*TASK OBJECTIVE*: Using the material below, copy every line where "Clone" appears.

*GIVEN INFORMATION*:
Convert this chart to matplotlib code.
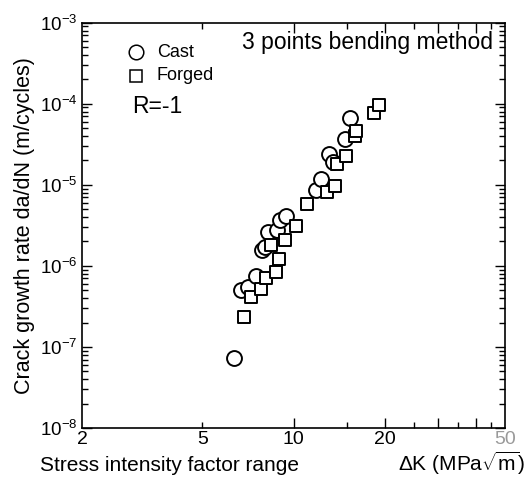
--
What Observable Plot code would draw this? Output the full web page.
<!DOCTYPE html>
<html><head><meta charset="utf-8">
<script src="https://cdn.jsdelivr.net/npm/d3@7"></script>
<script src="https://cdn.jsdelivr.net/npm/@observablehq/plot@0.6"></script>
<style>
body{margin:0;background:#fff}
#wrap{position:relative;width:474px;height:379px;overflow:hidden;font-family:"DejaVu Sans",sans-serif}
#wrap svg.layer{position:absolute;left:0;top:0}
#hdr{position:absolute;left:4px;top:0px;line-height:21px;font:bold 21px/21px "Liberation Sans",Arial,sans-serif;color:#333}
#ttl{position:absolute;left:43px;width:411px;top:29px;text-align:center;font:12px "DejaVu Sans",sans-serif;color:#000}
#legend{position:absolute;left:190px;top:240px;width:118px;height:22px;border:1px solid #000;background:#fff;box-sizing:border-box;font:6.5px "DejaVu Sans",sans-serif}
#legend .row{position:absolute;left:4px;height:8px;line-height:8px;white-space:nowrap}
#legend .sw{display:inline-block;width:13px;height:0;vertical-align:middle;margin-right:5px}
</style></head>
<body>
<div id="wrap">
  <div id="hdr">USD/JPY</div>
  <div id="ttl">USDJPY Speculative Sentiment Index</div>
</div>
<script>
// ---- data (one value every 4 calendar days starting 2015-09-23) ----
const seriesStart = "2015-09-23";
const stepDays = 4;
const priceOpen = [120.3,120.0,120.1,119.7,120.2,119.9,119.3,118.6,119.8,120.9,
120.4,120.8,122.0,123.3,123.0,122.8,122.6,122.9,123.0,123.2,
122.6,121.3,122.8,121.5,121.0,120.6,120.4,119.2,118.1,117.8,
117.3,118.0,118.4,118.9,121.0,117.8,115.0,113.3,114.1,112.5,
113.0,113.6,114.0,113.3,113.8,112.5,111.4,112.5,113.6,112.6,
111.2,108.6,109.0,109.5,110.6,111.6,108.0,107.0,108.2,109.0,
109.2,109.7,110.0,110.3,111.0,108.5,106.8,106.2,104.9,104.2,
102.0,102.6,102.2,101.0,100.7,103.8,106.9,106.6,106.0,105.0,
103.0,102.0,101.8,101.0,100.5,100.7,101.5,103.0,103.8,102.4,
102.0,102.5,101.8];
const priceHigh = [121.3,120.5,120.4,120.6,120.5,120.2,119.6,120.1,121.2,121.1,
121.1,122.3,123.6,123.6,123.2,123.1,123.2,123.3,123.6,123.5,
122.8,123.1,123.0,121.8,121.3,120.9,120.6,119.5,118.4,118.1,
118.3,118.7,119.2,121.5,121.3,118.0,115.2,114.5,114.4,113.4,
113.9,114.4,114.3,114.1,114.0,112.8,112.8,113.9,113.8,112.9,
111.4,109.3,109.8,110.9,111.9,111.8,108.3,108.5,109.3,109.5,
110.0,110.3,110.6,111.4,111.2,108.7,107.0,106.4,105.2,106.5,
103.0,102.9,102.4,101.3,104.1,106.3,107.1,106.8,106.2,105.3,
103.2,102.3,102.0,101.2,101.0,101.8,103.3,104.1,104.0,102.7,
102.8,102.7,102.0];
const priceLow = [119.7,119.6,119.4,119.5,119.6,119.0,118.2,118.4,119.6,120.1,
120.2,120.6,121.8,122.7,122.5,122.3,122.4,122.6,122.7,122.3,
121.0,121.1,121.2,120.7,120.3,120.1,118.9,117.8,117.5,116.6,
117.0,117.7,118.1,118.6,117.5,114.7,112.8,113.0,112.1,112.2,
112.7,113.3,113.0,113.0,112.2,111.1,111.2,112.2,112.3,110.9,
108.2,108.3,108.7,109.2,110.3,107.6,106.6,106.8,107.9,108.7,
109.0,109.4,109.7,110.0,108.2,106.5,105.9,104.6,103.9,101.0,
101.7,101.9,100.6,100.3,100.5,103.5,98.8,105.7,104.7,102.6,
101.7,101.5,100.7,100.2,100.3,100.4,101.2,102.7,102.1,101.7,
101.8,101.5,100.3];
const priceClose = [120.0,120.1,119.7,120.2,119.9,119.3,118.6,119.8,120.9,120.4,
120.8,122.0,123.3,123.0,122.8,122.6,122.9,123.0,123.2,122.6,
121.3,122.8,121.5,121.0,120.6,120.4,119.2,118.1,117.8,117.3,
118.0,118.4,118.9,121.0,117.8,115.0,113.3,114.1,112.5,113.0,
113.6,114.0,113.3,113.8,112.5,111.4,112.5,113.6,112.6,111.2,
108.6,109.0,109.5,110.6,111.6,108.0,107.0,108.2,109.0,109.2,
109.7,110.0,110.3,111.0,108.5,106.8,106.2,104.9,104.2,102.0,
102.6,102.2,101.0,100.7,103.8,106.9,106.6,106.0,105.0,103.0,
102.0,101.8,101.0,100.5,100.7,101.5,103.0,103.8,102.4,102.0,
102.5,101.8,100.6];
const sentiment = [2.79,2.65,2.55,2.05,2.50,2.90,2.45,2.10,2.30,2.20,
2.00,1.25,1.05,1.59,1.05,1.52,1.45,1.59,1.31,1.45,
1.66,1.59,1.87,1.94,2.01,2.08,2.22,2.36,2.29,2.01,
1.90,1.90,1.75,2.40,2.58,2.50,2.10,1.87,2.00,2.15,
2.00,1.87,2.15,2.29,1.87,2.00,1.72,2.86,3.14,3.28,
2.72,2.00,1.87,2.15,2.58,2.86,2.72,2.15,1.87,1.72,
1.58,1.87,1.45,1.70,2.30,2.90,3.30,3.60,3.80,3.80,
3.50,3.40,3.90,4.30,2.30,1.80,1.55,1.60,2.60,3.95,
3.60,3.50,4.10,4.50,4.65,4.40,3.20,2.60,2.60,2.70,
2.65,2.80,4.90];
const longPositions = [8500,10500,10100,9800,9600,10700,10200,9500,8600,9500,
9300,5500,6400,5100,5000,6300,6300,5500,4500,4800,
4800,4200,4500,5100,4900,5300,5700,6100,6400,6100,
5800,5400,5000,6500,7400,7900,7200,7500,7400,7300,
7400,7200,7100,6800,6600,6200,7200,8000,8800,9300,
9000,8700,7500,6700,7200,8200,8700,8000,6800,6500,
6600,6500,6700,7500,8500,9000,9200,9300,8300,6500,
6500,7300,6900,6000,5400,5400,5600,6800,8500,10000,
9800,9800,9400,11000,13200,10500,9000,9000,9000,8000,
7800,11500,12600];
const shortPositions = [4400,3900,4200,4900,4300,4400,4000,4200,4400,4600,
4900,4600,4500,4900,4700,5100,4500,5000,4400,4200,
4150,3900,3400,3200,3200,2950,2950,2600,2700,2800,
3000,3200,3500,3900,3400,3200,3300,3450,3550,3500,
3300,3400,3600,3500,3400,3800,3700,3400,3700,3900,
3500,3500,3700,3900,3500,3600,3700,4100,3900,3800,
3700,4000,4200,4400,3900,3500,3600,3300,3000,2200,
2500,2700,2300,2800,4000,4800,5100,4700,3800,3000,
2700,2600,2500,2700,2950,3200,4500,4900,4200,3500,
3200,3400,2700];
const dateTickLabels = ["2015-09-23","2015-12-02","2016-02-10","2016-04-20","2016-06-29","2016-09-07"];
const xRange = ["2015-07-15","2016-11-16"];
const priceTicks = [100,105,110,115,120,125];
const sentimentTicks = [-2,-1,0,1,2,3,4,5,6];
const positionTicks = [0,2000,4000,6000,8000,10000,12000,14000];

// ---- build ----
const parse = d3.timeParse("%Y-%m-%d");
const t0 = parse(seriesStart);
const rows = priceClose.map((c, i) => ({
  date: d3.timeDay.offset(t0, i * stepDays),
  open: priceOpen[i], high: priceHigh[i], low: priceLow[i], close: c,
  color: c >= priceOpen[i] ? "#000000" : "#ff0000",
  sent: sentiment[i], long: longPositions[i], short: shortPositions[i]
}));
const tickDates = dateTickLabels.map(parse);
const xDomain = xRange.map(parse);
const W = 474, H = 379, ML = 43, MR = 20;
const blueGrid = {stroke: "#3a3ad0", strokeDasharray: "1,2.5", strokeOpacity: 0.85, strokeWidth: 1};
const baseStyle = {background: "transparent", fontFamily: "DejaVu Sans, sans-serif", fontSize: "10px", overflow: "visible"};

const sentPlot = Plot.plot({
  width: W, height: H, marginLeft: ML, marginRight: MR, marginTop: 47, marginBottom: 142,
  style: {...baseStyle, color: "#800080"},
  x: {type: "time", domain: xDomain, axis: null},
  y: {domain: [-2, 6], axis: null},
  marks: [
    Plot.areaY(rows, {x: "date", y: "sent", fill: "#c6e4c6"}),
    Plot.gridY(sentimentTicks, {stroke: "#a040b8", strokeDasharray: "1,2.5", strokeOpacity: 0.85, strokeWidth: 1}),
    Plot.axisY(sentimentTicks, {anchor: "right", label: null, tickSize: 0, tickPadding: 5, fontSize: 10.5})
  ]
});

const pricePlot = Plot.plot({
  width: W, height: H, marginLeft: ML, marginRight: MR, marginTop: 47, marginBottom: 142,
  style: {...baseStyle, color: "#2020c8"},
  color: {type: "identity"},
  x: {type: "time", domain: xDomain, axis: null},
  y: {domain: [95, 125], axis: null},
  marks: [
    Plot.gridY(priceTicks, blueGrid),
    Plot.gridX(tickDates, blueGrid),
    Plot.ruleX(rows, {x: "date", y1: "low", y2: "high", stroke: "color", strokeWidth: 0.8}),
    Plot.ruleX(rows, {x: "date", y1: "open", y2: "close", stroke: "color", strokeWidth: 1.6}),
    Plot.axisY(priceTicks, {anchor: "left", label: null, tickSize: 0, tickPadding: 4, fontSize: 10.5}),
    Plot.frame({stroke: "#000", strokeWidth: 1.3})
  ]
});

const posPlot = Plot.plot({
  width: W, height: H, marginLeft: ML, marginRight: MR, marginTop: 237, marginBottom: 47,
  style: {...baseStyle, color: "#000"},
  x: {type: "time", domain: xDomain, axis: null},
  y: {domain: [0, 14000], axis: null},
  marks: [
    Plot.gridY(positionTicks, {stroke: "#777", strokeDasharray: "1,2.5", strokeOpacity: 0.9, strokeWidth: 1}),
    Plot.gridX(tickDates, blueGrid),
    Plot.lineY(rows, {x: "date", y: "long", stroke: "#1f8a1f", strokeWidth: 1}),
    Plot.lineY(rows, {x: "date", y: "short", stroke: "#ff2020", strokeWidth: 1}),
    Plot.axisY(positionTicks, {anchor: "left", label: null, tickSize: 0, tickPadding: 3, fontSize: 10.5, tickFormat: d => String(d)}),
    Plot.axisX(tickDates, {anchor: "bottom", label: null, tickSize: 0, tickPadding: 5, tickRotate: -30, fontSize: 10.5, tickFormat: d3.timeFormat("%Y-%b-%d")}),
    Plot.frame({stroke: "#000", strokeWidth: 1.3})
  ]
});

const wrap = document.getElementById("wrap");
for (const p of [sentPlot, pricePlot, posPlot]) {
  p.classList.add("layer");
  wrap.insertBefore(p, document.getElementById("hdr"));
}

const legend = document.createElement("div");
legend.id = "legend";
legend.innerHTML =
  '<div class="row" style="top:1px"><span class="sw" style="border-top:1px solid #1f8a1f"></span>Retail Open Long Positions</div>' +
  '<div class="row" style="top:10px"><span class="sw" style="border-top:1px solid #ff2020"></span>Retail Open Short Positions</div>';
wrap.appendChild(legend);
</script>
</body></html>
...
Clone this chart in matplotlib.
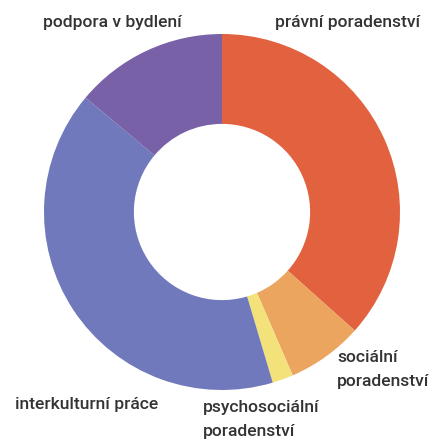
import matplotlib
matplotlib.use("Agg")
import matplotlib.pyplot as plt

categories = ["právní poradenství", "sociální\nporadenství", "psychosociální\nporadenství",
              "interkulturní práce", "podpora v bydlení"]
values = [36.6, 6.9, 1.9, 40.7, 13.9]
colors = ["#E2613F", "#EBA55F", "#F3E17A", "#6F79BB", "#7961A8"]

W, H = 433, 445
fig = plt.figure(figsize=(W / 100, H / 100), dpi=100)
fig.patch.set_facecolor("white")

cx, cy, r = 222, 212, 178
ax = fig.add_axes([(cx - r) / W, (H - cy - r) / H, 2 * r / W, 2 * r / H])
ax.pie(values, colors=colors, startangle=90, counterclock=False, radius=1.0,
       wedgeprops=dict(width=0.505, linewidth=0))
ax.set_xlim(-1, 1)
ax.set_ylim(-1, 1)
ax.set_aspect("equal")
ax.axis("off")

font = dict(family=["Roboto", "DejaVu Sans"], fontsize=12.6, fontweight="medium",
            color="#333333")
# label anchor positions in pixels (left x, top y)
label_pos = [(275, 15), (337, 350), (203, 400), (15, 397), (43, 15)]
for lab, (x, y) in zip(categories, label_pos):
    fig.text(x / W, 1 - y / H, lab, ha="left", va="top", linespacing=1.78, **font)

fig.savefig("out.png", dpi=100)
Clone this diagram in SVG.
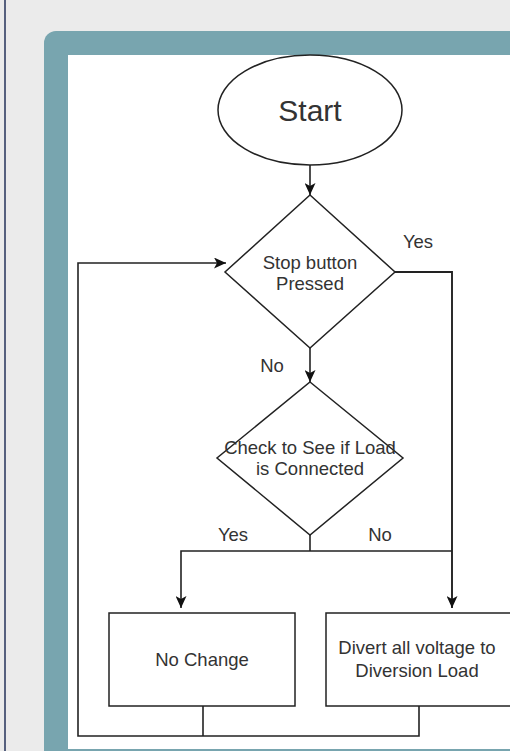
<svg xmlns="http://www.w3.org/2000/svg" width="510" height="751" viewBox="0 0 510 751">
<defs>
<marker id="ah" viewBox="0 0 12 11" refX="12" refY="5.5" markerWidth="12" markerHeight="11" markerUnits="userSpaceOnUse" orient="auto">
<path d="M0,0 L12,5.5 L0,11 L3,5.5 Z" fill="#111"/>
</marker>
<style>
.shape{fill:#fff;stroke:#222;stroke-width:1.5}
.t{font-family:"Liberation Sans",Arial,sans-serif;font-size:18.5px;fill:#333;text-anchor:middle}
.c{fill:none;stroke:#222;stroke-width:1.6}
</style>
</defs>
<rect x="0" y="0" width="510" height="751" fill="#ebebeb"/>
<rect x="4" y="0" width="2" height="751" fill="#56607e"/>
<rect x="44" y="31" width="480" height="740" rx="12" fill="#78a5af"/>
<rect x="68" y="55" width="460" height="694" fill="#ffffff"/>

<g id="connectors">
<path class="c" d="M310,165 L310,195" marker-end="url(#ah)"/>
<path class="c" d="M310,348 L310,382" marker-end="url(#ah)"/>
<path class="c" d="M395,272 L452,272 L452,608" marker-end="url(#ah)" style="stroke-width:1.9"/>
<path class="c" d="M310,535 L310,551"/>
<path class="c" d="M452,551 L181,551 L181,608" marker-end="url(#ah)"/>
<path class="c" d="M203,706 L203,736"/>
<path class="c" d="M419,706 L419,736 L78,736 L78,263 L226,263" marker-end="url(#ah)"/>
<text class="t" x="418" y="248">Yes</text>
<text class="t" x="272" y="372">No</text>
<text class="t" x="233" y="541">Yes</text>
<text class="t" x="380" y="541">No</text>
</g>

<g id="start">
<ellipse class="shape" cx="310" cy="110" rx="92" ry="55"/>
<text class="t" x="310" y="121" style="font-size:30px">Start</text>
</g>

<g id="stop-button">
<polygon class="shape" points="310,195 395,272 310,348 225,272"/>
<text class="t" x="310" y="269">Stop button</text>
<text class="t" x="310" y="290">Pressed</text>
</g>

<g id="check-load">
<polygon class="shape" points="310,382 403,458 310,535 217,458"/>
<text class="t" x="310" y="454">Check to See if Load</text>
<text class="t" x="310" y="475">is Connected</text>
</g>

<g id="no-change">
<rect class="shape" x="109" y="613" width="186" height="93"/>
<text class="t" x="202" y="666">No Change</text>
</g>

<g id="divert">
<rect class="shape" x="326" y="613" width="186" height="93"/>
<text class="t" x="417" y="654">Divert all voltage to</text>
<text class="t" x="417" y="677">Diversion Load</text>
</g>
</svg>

*WRITTEN ANSWER*:
Clone this chart in matplotlib.
Clone this diagram in SVG.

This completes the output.